The new year is a great time to find new approaches, new perspectiv­es, new outlooks on life. It’s also a perfect time to take a fresh look at classic stories and find something new in them. These clever books all recharge old stories, whether they’re tales of long-haired princesses, wandering cookies or upwardly mobile spiders.

“A Spider Named Itsy” by Steve Light.

(Ages 3-5. Candlewick Press. $18.99.)

Everyone knows how the song goes: The diminutive but determined spider isn’t deterred by the rain (or his own failure) and insists on climbing up the spout again. But why?

Author-illustrato­r Steve Light uses his gorgeously detailed ink drawings and puckish sense of humor to dig into Itsy Bitsy’s life, following the top-hat-wearing spider from his damaged home on a watering can to the web location of his dreams, at the top of a ramshackle rainspout.

The tale in verse, packed with bug characters — from a guitar-strumming cricket to a brawny beetle who appears to be wearing Converse high-tops — shows a spout-climbing crew wash out in the rain: “What a mess! No time to rest!”

But then, of course, the new pals band together to finish their journey, and “this is how the story ends … New web home, newfound friends.”

“Ra Pu Zel and the Stinky Tofu” by Ying Chang Compestine, illustrate­d by Crystal Kung.
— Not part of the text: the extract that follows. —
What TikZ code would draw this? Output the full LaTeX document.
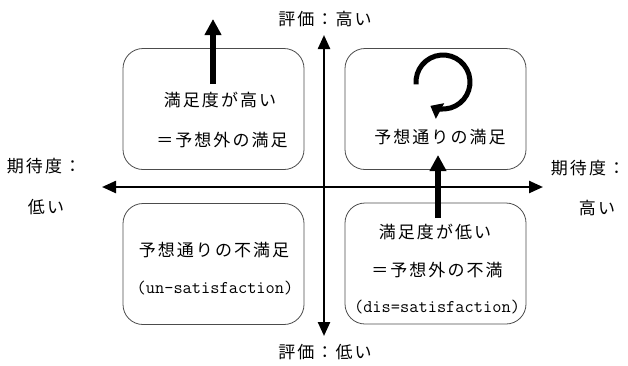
\documentclass[tikz,border=0pt]{standalone}
\usepackage{fontspec}
\newfontfamily\jp[LetterSpace=12]{Noto Sans CJK JP}
\usetikzlibrary{arrows.meta}
\begin{document}
\begin{tikzpicture}[x=1pt,y=-1pt,
  box/.style={draw=black!70, line width=0.8pt, rounded corners=20pt, minimum width=181pt, minimum height=121pt, inner sep=0pt},
  jt/.style={font=\jp\fontsize{17}{19}\selectfont, inner sep=0pt},
  mt/.style={font=\ttfamily\fontsize{17.9}{20}\selectfont, inner sep=0pt},
  axis/.style={line width=2.4pt, {Triangle[length=14pt,width=12pt]}-{Triangle[length=14pt,width=12pt]}},
  big/.style={line width=6pt, -{Triangle[length=16pt,width=16pt]}},
  loop/.style={line width=5pt, -{Triangle[length=11pt,width=17pt]}}]
\useasboundingbox (0,0) rectangle (628,365);
% boxes
\node[box] (tl) at (213.5,109) {};
\node[box] (tr) at (435.5,109) {};
\node[box] (bl) at (213.5,264) {};
\node[box] (br) at (435.5,263.5) {};
% axes
\coordinate (vtop) at (324,35);
\coordinate (vbot) at (324,336);
\coordinate (hl) at (102,187);
\coordinate (hr) at (543,187);
\draw[axis] (vbot) -- (vtop);
\draw[axis] (hl) -- (hr);
% thick arrows
\coordinate (a1s) at (213,84);
\coordinate (a1e) at (213,19);
\draw[big] (a1s) -- (a1e);
\coordinate (a2s) at (438,218);
\coordinate (a2e) at (438,155);
\draw[big] (a2s) -- (a2e);
% circular arrow
\coordinate (cc) at (443,82);
\draw[loop] (cc) ++(175:27) arc[start angle=175, end angle=478, radius=27];
% texts
\node[jt] (t1) at (220,100) {満足度が高い};
\node[jt] (t2) at (222,140) {＝予想外の満足};
\node[jt] (t3) at (440,137) {予想通りの満足};
\node[jt] (t4) at (214,250) {予想通りの不満足};
\node[mt] (t5) at (215,288) {(un-satisfaction)};
\node[jt] (t6) at (435,232) {満足度が低い};
\node[jt] (t7) at (437,270) {＝予想外の不満};
\node[mt] (t8) at (437,307) {(dis=satisfaction)};
\node[jt] (top) at (325,19) {評価：高い};
\node[jt] (bot) at (325,352) {評価：低い};
\node[jt] (l1) at (44,166) {期待度：};
\node[jt] (l2) at (46,207) {低い};
\node[jt] (r1) at (588,168) {期待度：};
\node[jt] (r2) at (597,208) {高い};
\end{tikzpicture}
\end{document}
(Ages 5-8. Rocky Pond Books. $18.99.)

Locked up by a witch and waiting for a prince to rescue her? Not this Rapunzel — who, in this version set in China, is a strong-willed foodie named Ra Pu Zel. Princess Pu Zel has had enough of lectures about proper behavior and neat embroidery; she wants to cook (and eat) with abandon, and she locks herself in a tower in protest.

The scent of her cooking attracts princes from all over, pleading for her hand in marriage, but no one can lure her out of her haven. At least not until an adventurou­s young chef shows up with stinky tofu, and it turns out to be love at first sniff: “They lived happily, though somewhat stinkily, ever after.”

A funny, deliciousl­y illustrate­d feminist take on the Rapunzel story, this tale also includes a thoughtful author’s note about Chinese culture and the famous fermented delicacy, as well as a recipe for (not-so-stinky) tofu.

“The Gingerbrea­d Man: Class Pet on the Loose” and “The Gingerbrea­d Man: Buttons on the Loose” by Laura Murray, illustrate­d by Mike Lowery.

(Ages 5-7. G.P. Putnam’s Sons. $17.99.)

This graphic novel series for new readers — an extension of the cheerful “The Gingerbrea­d Man Is Loose” picture book series — takes the Gingerbrea­d Man story and turns it on its head, with a cookie fellow who lives in a classroom and has no interest in escape.

Here, the rhyming escapades include finding a little gray mouse who has gone rogue (and might be nibbling a certain gingerbrea­d character’s house) and dealing with some candy buttons that have popped off. The G-Man tours his school, solves the mysteries and adds to his long list of buddies: “I found some new buttons and found a new friend!”